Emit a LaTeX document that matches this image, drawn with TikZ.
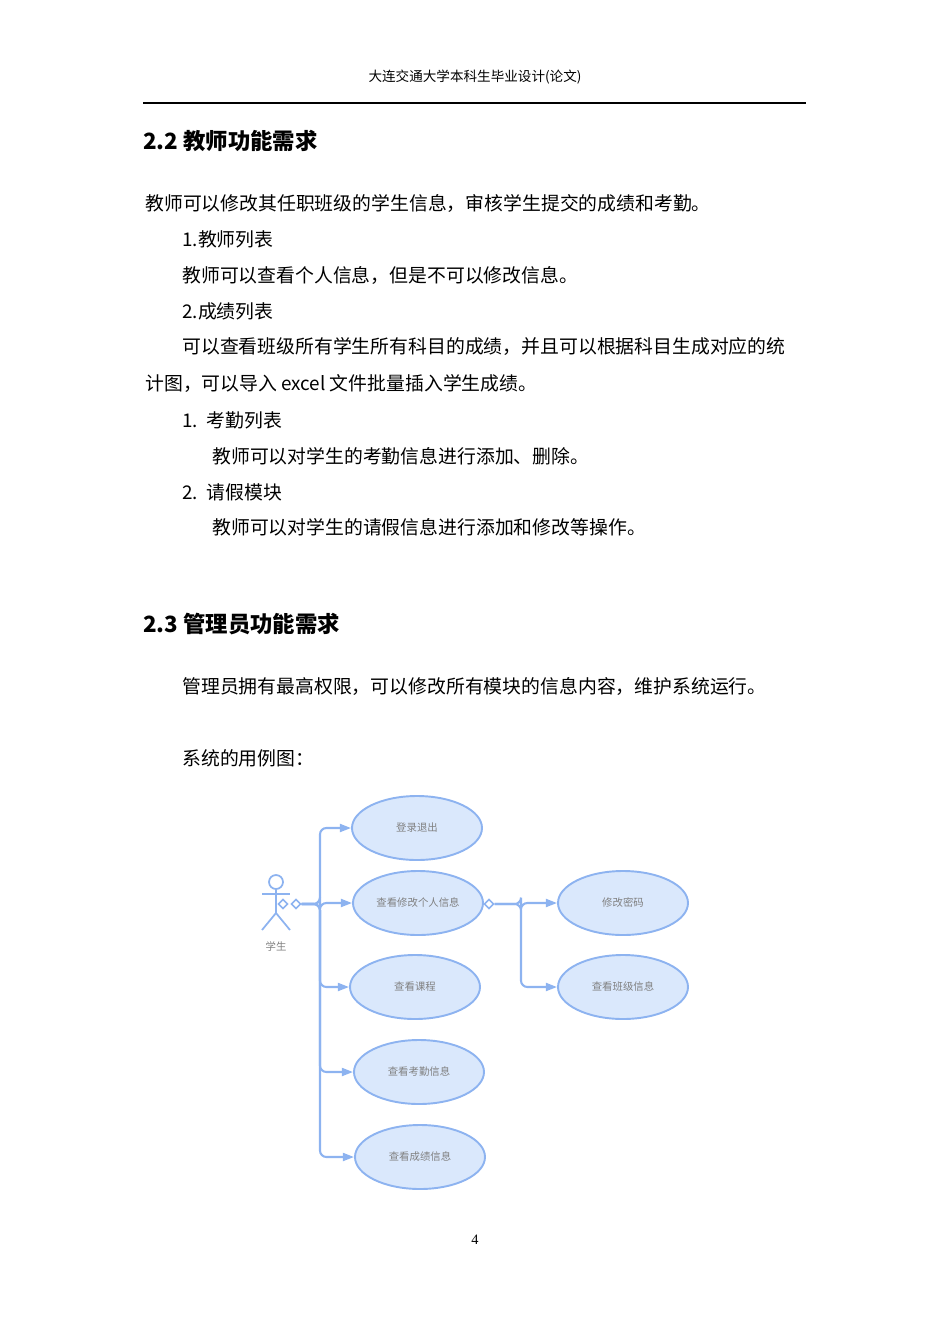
\documentclass[tikz,border=0pt]{standalone}
\usepackage{fontspec}
\setmainfont{Liberation Serif}
\newfontfamily\cjk{Noto Sans CJK SC}
\usetikzlibrary{arrows.meta,shapes.geometric}
\definecolor{ucline}{HTML}{8DB3F0}
\definecolor{ucfill}{HTML}{DAE8FC}
\definecolor{uctext}{HTML}{808080}
\tikzset{
  body/.style={anchor=west,inner sep=0pt,font=\cjk\fontsize{11.8}{14}\selectfont},
  head/.style={anchor=west,inner sep=0pt,font=\cjk\bfseries\fontsize{14}{16}\selectfont},
  usecase/.style={ellipse,draw=ucline,fill=ucfill,line width=1.2pt,minimum width=130*0.626pt,minimum height=64*0.626pt,inner sep=0pt,text=uctext,font=\cjk\fontsize{6.5}{8}\selectfont},
  link/.style={draw=ucline,line width=1.3pt,rounded corners=4pt,-{Triangle[length=7pt,width=5pt]}},
  knob/.style={diamond,draw=ucline,fill=white,line width=1pt,inner sep=1.5pt}
}
\begin{document}
\begin{tikzpicture}[x=0.626pt,y=-0.626pt]
  \useasboundingbox (0,0) rectangle (950,1344);
  % Seitenkopf
  \node[font=\cjk\fontsize{8.5}{10}\selectfont] (hdr) at (475,77) {大连交通大学本科生毕业设计(论文)};
  \draw[line width=1pt] (143,103) -- (806,103);
  % Text
  \node[head] (h22) at (143,141) {2.2 教师功能需求};
  \node[body] (t1) at (145,203) {教师可以修改其任职班级的学生信息，审核学生提交的成绩和考勤。};
  \node[body] (t2) at (182,239) {1.教师列表};
  \node[body] (t3) at (182,275) {教师可以查看个人信息，但是不可以修改信息。};
  \node[body] (t4) at (182,311) {2.成绩列表};
  \node[body] (t5) at (182,347) {可以查看班级所有学生所有科目的成绩，并且可以根据科目生成对应的统};
  \node[body] (t6) at (145,384) {计图，可以导入 excel 文件批量插入学生成绩。};
  \node[body] (t7) at (182,420) {1.\ \ 考勤列表};
  \node[body] (t8) at (212,456) {教师可以对学生的考勤信息进行添加、删除。};
  \node[body] (t9) at (182,492) {2.\ \ 请假模块};
  \node[body] (t10) at (212,527) {教师可以对学生的请假信息进行添加和修改等操作。};
  \node[head] (h23) at (143,624) {2.3 管理员功能需求};
  \node[body] (t11) at (182,686) {管理员拥有最高权限，可以修改所有模块的信息内容，维护系统运行。};
  \node[body] (t12) at (182,758) {系统的用例图：};
  \node[font=\fontsize{9}{10}\selectfont] (pg) at (475,1240) {4};
  % Akteur
  \begin{scope}[draw=ucline,line width=1.1pt]
    \draw (276,882) circle (7);
    \draw (276,889) -- (276,913);
    \draw (262,894) -- (290,894);
    \draw (262,930) -- (276,913) -- (290,930);
  \end{scope}
  \node[text=uctext,font=\cjk\fontsize{6.5}{8}\selectfont] (st) at (276,946) {学生};
  % Anwendungsfaelle
  \node[usecase] (login) at (417,828) {登录退出};
  \node[usecase] (info) at (418,903) {查看修改个人信息};
  \node[usecase] (course) at (415,987) {查看课程};
  \node[usecase] (attend) at (419,1072) {查看考勤信息};
  \node[usecase] (grade) at (420,1157) {查看成绩信息};
  \node[usecase] (pwd) at (623,903) {修改密码};
  \node[usecase] (cls) at (623,987) {查看班级信息};
  % Verbindungen
  \node[knob] (k1) at (283,904) {};
  \node[knob] (k2) at (296,904) {};
  \node[knob] (k3) at (489,904) {};
  \coordinate (trunk) at (320,904);
  \coordinate (fork) at (521,904);
  \foreach \uc in {login,info,course,attend,grade}
    \draw[link] (k2) -- (trunk) |- (\uc);
  \foreach \uc in {pwd,cls}
    \draw[link] (k3) -- (fork) |- (\uc);
\end{tikzpicture}
\end{document}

════

(To be done) The data should be printed again unchanged; leave its pictures out.

(Result of this task)
Emit a LaTeX document that matches this image, drawn with TikZ.
\documentclass[tikz,border=0pt]{standalone}
\usepackage{fontspec}
\setmainfont{Liberation Serif}
\newfontfamily\cjk{Noto Sans CJK SC}
\usetikzlibrary{arrows.meta,shapes.geometric}
\definecolor{ucline}{HTML}{8DB3F0}
\definecolor{ucfill}{HTML}{DAE8FC}
\definecolor{uctext}{HTML}{808080}
\tikzset{
  body/.style={anchor=west,inner sep=0pt,font=\cjk\fontsize{11.8}{14}\selectfont},
  head/.style={anchor=west,inner sep=0pt,font=\cjk\bfseries\fontsize{14}{16}\selectfont},
  usecase/.style={ellipse,draw=ucline,fill=ucfill,line width=1.2pt,minimum width=130*0.626pt,minimum height=64*0.626pt,inner sep=0pt,text=uctext,font=\cjk\fontsize{6.5}{8}\selectfont},
  link/.style={draw=ucline,line width=1.3pt,rounded corners=4pt,-{Triangle[length=7pt,width=5pt]}},
  knob/.style={diamond,draw=ucline,fill=white,line width=1pt,inner sep=1.5pt}
}
\begin{document}
\begin{tikzpicture}[x=0.626pt,y=-0.626pt]
  \useasboundingbox (0,0) rectangle (950,1344);
  % Seitenkopf
  \node[font=\cjk\fontsize{8.5}{10}\selectfont] (hdr) at (475,77) {大连交通大学本科生毕业设计(论文)};
  \draw[line width=1pt] (143,103) -- (806,103);
  % Text
  \node[head] (h22) at (143,141) {2.2 教师功能需求};
  \node[body] (t1) at (145,203) {教师可以修改其任职班级的学生信息，审核学生提交的成绩和考勤。};
  \node[body] (t2) at (182,239) {1.教师列表};
  \node[body] (t3) at (182,275) {教师可以查看个人信息，但是不可以修改信息。};
  \node[body] (t4) at (182,311) {2.成绩列表};
  \node[body] (t5) at (182,347) {可以查看班级所有学生所有科目的成绩，并且可以根据科目生成对应的统};
  \node[body] (t6) at (145,384) {计图，可以导入 excel 文件批量插入学生成绩。};
  \node[body] (t7) at (182,420) {1.\ \ 考勤列表};
  \node[body] (t8) at (212,456) {教师可以对学生的考勤信息进行添加、删除。};
  \node[body] (t9) at (182,492) {2.\ \ 请假模块};
  \node[body] (t10) at (212,527) {教师可以对学生的请假信息进行添加和修改等操作。};
  \node[head] (h23) at (143,624) {2.3 管理员功能需求};
  \node[body] (t11) at (182,686) {管理员拥有最高权限，可以修改所有模块的信息内容，维护系统运行。};
  \node[body] (t12) at (182,758) {系统的用例图：};
  \node[font=\fontsize{9}{10}\selectfont] (pg) at (475,1240) {4};
  % Akteur
  \begin{scope}[draw=ucline,line width=1.1pt]
    \draw (276,882) circle (7);
    \draw (276,889) -- (276,913);
    \draw (262,894) -- (290,894);
    \draw (262,930) -- (276,913) -- (290,930);
  \end{scope}
  \node[text=uctext,font=\cjk\fontsize{6.5}{8}\selectfont] (st) at (276,946) {学生};
  % Anwendungsfaelle
  \node[usecase] (login) at (417,828) {登录退出};
  \node[usecase] (info) at (418,903) {查看修改个人信息};
  \node[usecase] (course) at (415,987) {查看课程};
  \node[usecase] (attend) at (419,1072) {查看考勤信息};
  \node[usecase] (grade) at (420,1157) {查看成绩信息};
  \node[usecase] (pwd) at (623,903) {修改密码};
  \node[usecase] (cls) at (623,987) {查看班级信息};
  % Verbindungen
  \node[knob] (k1) at (283,904) {};
  \node[knob] (k2) at (296,904) {};
  \node[knob] (k3) at (489,904) {};
  \coordinate (trunk) at (320,904);
  \coordinate (fork) at (521,904);
  \foreach \uc in {login,info,course,attend,grade}
    \draw[link] (k2) -- (trunk) |- (\uc);
  \foreach \uc in {pwd,cls}
    \draw[link] (k3) -- (fork) |- (\uc);
\end{tikzpicture}
\end{document}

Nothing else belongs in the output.